Obstacle-Free Path Planning for Autonomous Drones Using Floyd Algorithm

TL;DR

This paper evaluates the Floyd algorithm's effectiveness in planning shortest obstacle-free paths for autonomous drones in large fields, demonstrating its efficiency and specific computational characteristics.

Contribution

It introduces the application of Floyd algorithm for UAV path planning in obstacle-rich environments and analyzes its computational performance.

Findings

Floyd algorithm effectively plans shortest obstacle-free paths for UAVs.

Time complexity of Floyd algorithm is O(n^3).

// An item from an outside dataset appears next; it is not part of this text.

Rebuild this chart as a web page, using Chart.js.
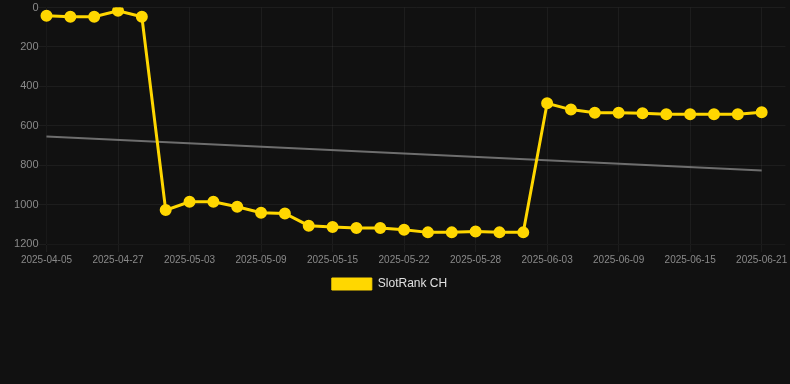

Path planning time correlates cubically with field size, not obstacles or UAV count.

Abstract

This research investigates the efficiency of Floyd algorithm for obstacle-free path planning for autonomous aerial vehicles (UAVs) or drones. Floyd algorithm is used to generate the shortest paths for UAVs to fly from any place to the destination in a large-scale field with obstacles which UAVs cannot fly over. The simulation results demonstrated that Floyd algorithm effectively plans the shortest obstacle-free paths for UAVs to fly to a destination. It is verified that Floyd algorithm holds a time complexity of O(n3). This research revealed a correlation of a cubic polynomial relationship between the time cost and the size of the field, no correlation between the time cost and the number of obstacles, and no correlation between the time cost and the number of UAVs in the tested field. The applications of the research results are discussed in the paper as well.